I do know this: When people die before we're done with them, we are left still with words to say. Maybe we were not done railing at them to change their ways. But we can still rail about their things, and we can still rail at the living, how they are not carrying out the dead's wishes, even those wishes that are now like smoke.

It is hard to accept the fact that all that is left now of your dad's wishes are those few that have been legally decreed and sanctified and certified. Whatever was not legally decreed and sanctified and certified is like smoke. It is hard to accept. It is stupefying and grief-making. It hits you in the chest and brings you to your knees.

And it is stupefying that having been brought to your knees by the stupefying awfulness of your dad's death you would not find strong arms lifting you up on all sides -- you, his only child, you who were promised the Mustang. I imagine it has been something like this for you: You, his only child, felt huge and singular in his eyes and assumed that other things would come to you too, because in your world there was only he and you, the direct, incontrovertible line from him to you, the sacred, unbreakable lineage, the blood bond against which any other bond, legal or romantic or sentimental, seems insubstantial, like smoke.

Yet those other bonds he had with other people, it turns out, are real too. There was his whole other life, separate from you. Now that he is piecemeal, scattered and torn, all his ties are revealed, and the ones that seemed most sacred are the ones least buttressed by law and contract. It is a terrible thing to realize.

That sentence, "It is a terrible thing to realize," seems like it has a "but" coming.

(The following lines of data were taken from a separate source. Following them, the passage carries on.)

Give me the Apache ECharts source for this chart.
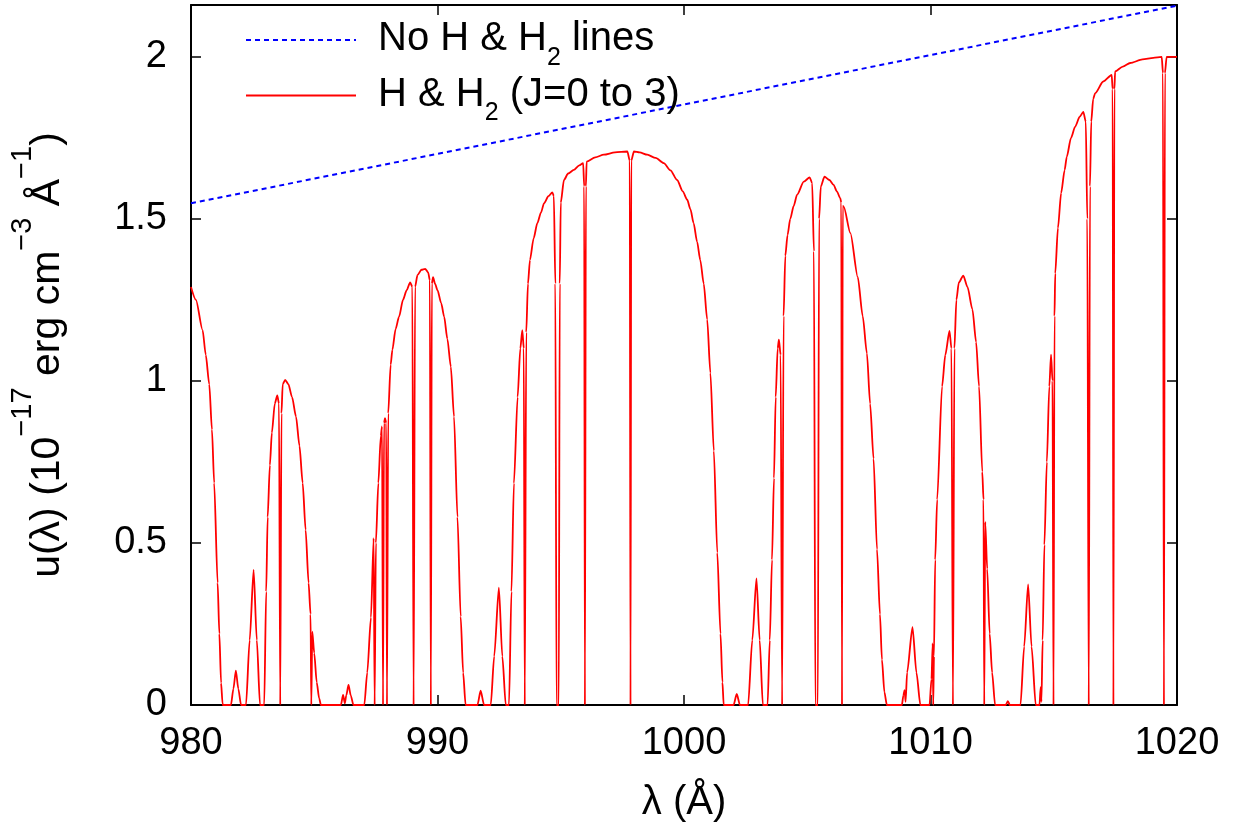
<!DOCTYPE html>
<html>
<head>
<meta charset="utf-8">
<script src="https://cdn.jsdelivr.net/npm/echarts@6/dist/echarts.min.js"></script>
<style>
html,body{margin:0;padding:0;background:#fff;}
#chart{width:1241px;height:836px;}
</style>
</head>
<body>
<div id="chart"></div>
<script>
// Continuum without lines
const contWavelength = [980, 1020];
const uNoLines = [1.548, 2.158];

// Spectrum with H & H2 absorption
const wavelength = [
980.00,980.20,980.47,980.60,980.74,980.85,980.94,981.08,981.15,981.22,981.28,981.30,
981.62,981.72,981.82,981.92,982.03,
982.23,982.38,982.54,982.67,982.80,
982.97,983.05,983.11,983.20,983.28,983.40,983.50,983.57,983.62,983.67,983.72,983.82,983.95,984.10,984.26,984.40,984.53,984.65,984.77,984.85,984.88,984.92,985.00,985.10,985.20,985.27,
986.08,986.17,986.24,986.30,986.39,986.48,986.59,
987.03,987.15,987.30,987.41,987.45,987.50,987.60,987.70,987.75,987.79,987.83,987.87,987.92,987.95,988.00,988.10,988.17,988.30,988.44,988.60,988.75,988.89,988.98,989.03,989.09,989.19,989.35,989.50,989.62,989.69,989.73,989.77,989.82,989.90,990.00,990.15,990.27,990.40,990.54,990.67,990.81,990.94,991.04,991.14,
991.62,991.75,991.89,
992.16,992.30,992.49,992.63,992.77,
992.90,993.00,993.10,993.25,993.36,993.44,993.50,993.54,993.60,993.67,993.75,993.90,994.05,994.20,994.32,994.50,994.66,994.72,994.78,994.83,994.92,994.96,995.00,995.13,995.30,995.53,995.75,995.91,995.95,995.98,996.02,996.05,996.40,996.75,997.20,997.70,997.80,997.83,997.86,997.97,998.20,998.51,998.85,999.18,999.45,999.72,999.95,1000.13,1000.26,1000.39,1000.53,1000.66,1000.80,1000.94,1001.07,1001.21,1001.35,1001.48,1001.56,1001.61,
1002.01,1002.14,1002.27,
1002.60,1002.77,1002.94,1003.07,1003.20,
1003.39,1003.48,1003.57,1003.65,1003.72,1003.80,1003.85,1003.92,1003.98,1004.04,1004.11,1004.20,1004.31,1004.45,1004.59,1004.86,1005.10,1005.20,1005.27,1005.33,1005.43,1005.48,1005.55,1005.70,1005.90,1006.07,1006.20,1006.34,1006.38,1006.41,1006.44,1006.48,1006.75,1007.05,1007.25,1007.42,1007.55,1007.69,1007.83,1007.95,1008.03,1008.13,1008.23,
1008.84,1008.90,1008.95,1008.99,1009.05,1009.27,1009.43,1009.59,
1009.96,1010.04,1010.09,1010.11,1010.14,1010.19,1010.27,1010.47,1010.60,1010.77,1010.85,1010.91,1010.97,1011.05,1011.15,1011.33,1011.50,1011.70,1011.85,1011.97,1012.10,1012.15,1012.18,1012.22,1012.30,1012.40,1012.50,1012.62,
1013.05,1013.14,1013.22,
1013.65,1013.80,1013.96,1014.10,1014.27,
1014.42,1014.47,1014.50,1014.55,1014.62,1014.72,1014.82,1014.89,1014.95,1014.99,1015.03,1015.06,1015.17,1015.30,1015.44,1015.53,1015.70,1015.87,1016.05,1016.20,1016.30,1016.36,1016.42,1016.47,1016.52,1016.60,1016.68,1017.01,1017.35,1017.39,1017.42,1017.46,1017.49,1017.80,1018.10,1018.60,1019.04,1019.38,1019.43,1019.47,1019.51,1019.58,1020.00
];
const uLines = [
1.29,1.25,1.157,1.08,0.99,0.85,0.685,0.377,0.22,0.068,0.005,0,
0,0.05,0.106,0.05,0,
0,0.2,0.417,0.2,0,
0,0.35,0.58,0.74,0.84,0.93,0.955,0.93,0,0.9,0.99,1.003,0.99,0.95,0.89,0.80,0.685,0.54,0.377,0.28,0,0.226,0.16,0.07,0.02,0,
0,0.031,0.005,0.03,0.062,0.03,0,
0,0.10,0.27,0.515,0,0.50,0.685,0.83,0.86,0,0.87,0.885,0.87,0,0.90,1.05,1.096,1.16,1.198,1.25,1.28,1.304,1.29,0,1.29,1.327,1.343,1.346,1.335,1.31,0,1.30,1.32,1.30,1.28,1.24,1.198,1.13,1.044,0.89,0.58,0.273,0.10,0,
0,0.044,0,
0,0.15,0.362,0.15,0,
0,0.35,0.684,0.95,1.10,1.157,1.10,0,1.15,1.30,1.373,1.44,1.487,1.52,1.548,1.57,1.582,1.57,1.30,0,0,1.30,1.55,1.62,1.64,1.651,1.665,1.672,1.60,0,1.60,1.677,1.69,1.698,1.705,1.708,1.68,0,1.68,1.708,1.705,1.698,1.688,1.672,1.65,1.62,1.585,1.559,1.53,1.487,1.43,1.373,1.30,1.19,1.025,0.784,0.47,0.22,0.07,0,
0,0.034,0,
0,0.2,0.391,0.2,0,
0,0.2,0.448,0.70,0.95,1.10,1.127,1.08,0,1.20,1.386,1.45,1.50,1.54,1.575,1.615,1.628,1.61,1.40,0,0,1.50,1.60,1.63,1.62,1.605,1.585,1.564,1.55,0,1.54,1.538,1.456,1.32,1.20,1.085,0.93,0.76,0.48,0.28,0.14,0.04,0,
0,0.03,0.046,0.01,0.10,0.24,0.10,0,
0,0.08,0.19,0,0.15,0.448,0.634,0.983,1.08,1.154,1.10,0,1.10,1.25,1.304,1.325,1.29,1.221,1.12,0.983,0.72,0.634,0,0.565,0.42,0.22,0.10,0,
0,0.012,0,
0,0.18,0.372,0.18,0,
0,0.055,0.01,0.20,0.494,0.75,0.983,1.081,1.00,0,1.20,1.332,1.472,1.58,1.65,1.692,1.75,1.785,1.815,1.83,1.80,1.50,0,1.60,1.80,1.87,1.888,1.924,1.944,1.90,0,1.90,1.955,1.97,1.981,1.992,1.997,2.00,1.95,0,1.95,2.00,2.00
];

const xTicks = [980, 990, 1000, 1010, 1020];
const yTicks = [0, 0.5, 1, 1.5, 2];

const FONT = '"Liberation Sans", Arial, Helvetica, sans-serif';
const chart = echarts.init(document.getElementById('chart'), null, {renderer: 'canvas'});

const frameLine = {show: true, onZero: false, lineStyle: {color: '#000', width: 2}};
const tickStyle = {show: true, inside: true, length: 10, lineStyle: {color: '#000', width: 1.5}};

const legendNames = {
  'No H & H2 lines': '{a|No H & H}{sub|2}{a| lines}',
  'H & H2 (J=0 to 3)': '{a|H & H}{sub|2}{a| (J=0 to 3)}'
};

chart.setOption({
  animation: false,
  backgroundColor: '#fff',
  grid: {left: 190, right: 64, top: 5, bottom: 131},
  legend: {
    orient: 'vertical',
    left: 240,
    top: 14,
    itemWidth: 110,
    itemHeight: 20,
    itemGap: 4,
    data: ['No H & H2 lines', 'H & H2 (J=0 to 3)'],
    formatter: n => legendNames[n],
    itemStyle: {opacity: 0, color: 'rgba(0,0,0,0)', borderWidth: 0},
    textStyle: {
      color: '#000',
      fontFamily: FONT,
      fontSize: 40,
      padding: [0, 0, 0, 17],
      rich: {
        a: {fontFamily: FONT, fontSize: 40, color: '#000', height: 36, lineHeight: 38, verticalAlign: 'top'},
        sub: {fontFamily: FONT, fontSize: 25, color: '#000', height: 2, lineHeight: 38, verticalAlign: 'bottom'}
      }
    }
  },
  xAxis: [{
    type: 'value', min: 980, max: 1020, interval: 10, position: 'bottom',
    axisLine: frameLine, axisTick: tickStyle, splitLine: {show: false},
    axisLabel: {color: '#000', fontFamily: FONT, fontSize: 38, margin: 20,
      formatter: v => xTicks.includes(v) ? String(v) : ''},
    name: 'λ (Å)', nameLocation: 'middle', nameGap: 78,
    nameTextStyle: {color: '#000', fontFamily: FONT, fontSize: 40}
  }, {
    type: 'value', min: 980, max: 1020, interval: 10, position: 'top',
    axisLine: frameLine, axisTick: tickStyle, splitLine: {show: false},
    axisLabel: {show: false}
  }],
  yAxis: [{
    type: 'value', min: 0, max: 2.16, interval: 0.5, position: 'left',
    axisLine: frameLine, axisTick: tickStyle, splitLine: {show: false},
    axisLabel: {color: '#000', fontFamily: FONT, fontSize: 38, margin: 24, showMaxLabel: false,
      formatter: v => yTicks.includes(v) ? String(v) : ''},
    name: '{a|u(λ) (10}{sup|−17}{a| erg cm}{sup|−3}{a| Å}{sup|−1}{a|)}',
    nameLocation: 'middle', nameGap: 123,
    nameTextStyle: {
      color: '#000', fontFamily: FONT, fontSize: 41,
      rich: {
        a: {fontFamily: FONT, fontSize: 41, color: '#000', lineHeight: 60, verticalAlign: 'bottom'},
        sup: {fontFamily: FONT, fontSize: 29, color: '#000', lineHeight: 4, verticalAlign: 'top'}
      }
    }
  }, {
    type: 'value', min: 0, max: 2.16, interval: 0.5, position: 'right',
    axisLine: frameLine, axisTick: tickStyle, splitLine: {show: false},
    axisLabel: {show: false}
  }],
  series: [{
    name: 'No H & H2 lines',
    type: 'line',
    xAxisIndex: 0, yAxisIndex: 0,
    data: contWavelength.map((x, i) => [x, uNoLines[i]]),
    showSymbol: false, symbol: 'none',
    lineStyle: {color: '#0000ff', width: 2, type: [5, 4]},
    itemStyle: {color: '#0000ff'}
  }, {
    name: 'H & H2 (J=0 to 3)',
    type: 'line',
    xAxisIndex: 0, yAxisIndex: 0,
    data: wavelength.map((x, i) => [x, uLines[i]]),
    showSymbol: false, symbol: 'none',
    smooth: 0.25, smoothMonotone: 'x',
    clip: true,
    lineStyle: {color: '#ff0000', width: 1.8},
    itemStyle: {color: '#ff0000'}
  }]
});
</script>
</body>
</html>
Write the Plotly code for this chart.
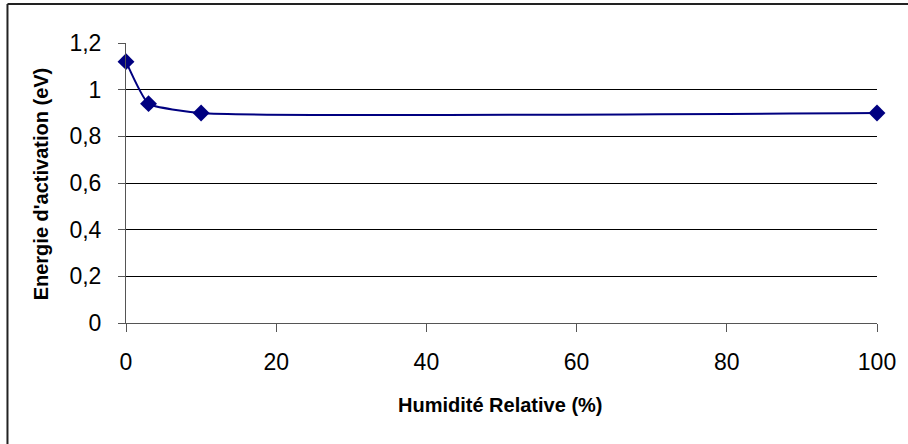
import plotly.graph_objects as go

humidite = [0, 3, 10, 100]
energie = [1.12, 0.94, 0.90, 0.90]
x_ticks = [0, 20, 40, 60, 80, 100]
y_ticks = [0, 0.2, 0.4, 0.6, 0.8, 1.0, 1.2]
x_title = "Humidité Relative (%)"
y_title = "Energie d'activation (eV)"

W, H = 908, 444
ML, MR, MT, MB = 126, 28, 43, 121
PW, PH = W - ML - MR, H - MT - MB

def px(x):
    return (x - ML) / PW

def py(y):
    return (H - MB - y) / PH

navy = "#000080"
font = "Liberation Sans, Arial, sans-serif"

fig = go.Figure()
fig.add_trace(go.Scatter(
    x=humidite, y=energie, mode="lines+markers",
    line=dict(color=navy, width=2, shape="spline", smoothing=0.45),
    marker=dict(symbol="diamond", size=13, color=navy),
    cliponaxis=False, showlegend=False,
))

fig.update_layout(
    width=W, height=H,
    margin=dict(l=ML, r=MR, t=MT, b=MB),
    paper_bgcolor="white", plot_bgcolor="white",
    separators=", ",
    font=dict(family=font, color="black", size=23),
    xaxis=dict(
        range=[0, 100], tickvals=x_ticks, showgrid=False, zeroline=False,
        showline=True, linecolor="#555", linewidth=1,
        ticks="outside", ticklen=8, tickcolor="#555",
        tickfont=dict(size=23), ticklabelstandoff=10,
    ),
    yaxis=dict(
        range=[0, 1.2], tickvals=y_ticks, showgrid=True, gridcolor="black", gridwidth=1,
        zeroline=False, showline=True, linecolor="#555", linewidth=1,
        ticks="outside", ticklen=7, tickcolor="#555",
        tickfont=dict(size=23), ticklabelstandoff=12,
    ),
    shapes=[
        dict(type="line", xref="paper", yref="paper", x0=px(7), x1=px(W + 5), y0=py(4), y1=py(4),
             line=dict(color="#222", width=2)),
        dict(type="line", xref="paper", yref="paper", x0=px(7), x1=px(7), y0=py(4), y1=py(H + 5),
             line=dict(color="#222", width=2)),
    ],
    annotations=[
        dict(text="<b>" + x_title + "</b>", xref="paper", yref="paper", x=px(501), y=py(405),
             showarrow=False, xanchor="center", yanchor="middle", font=dict(size=20)),
        dict(text="<b>" + y_title + "</b>", xref="paper", yref="paper", x=px(41), y=py(184),
             showarrow=False, xanchor="center", yanchor="middle", textangle=-90, font=dict(size=20)),
    ],
)

fig.write_html("out.html", config={"displayModeBar": False},
               post_script="document.body.style.margin='0';")
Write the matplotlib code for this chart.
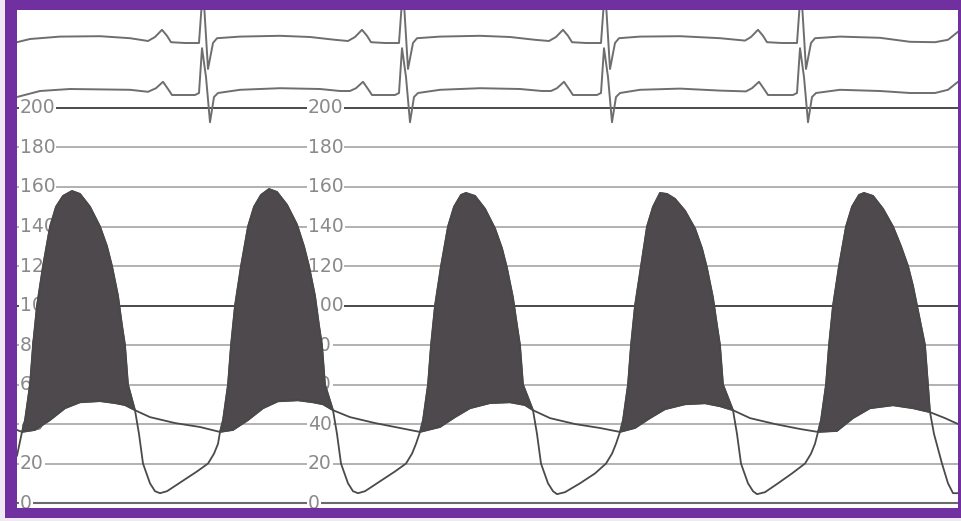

Let's not do that. Let's just say it is a terrible thing. Let's stay with what we know: It is a terrible thing to realize that only the promises that have legal force are still alive among us in the world. The rest of his promises have gone to the grave with him. It is a terrible thing to realize.

So find out for sure what your legal standing is. Don't count on others to look out for your interests. Everyone is grieving, and they all are thinking of their own hopes and dreams.

Sit with the knowledge and let it flood you for now. But consult a lawyer about the property.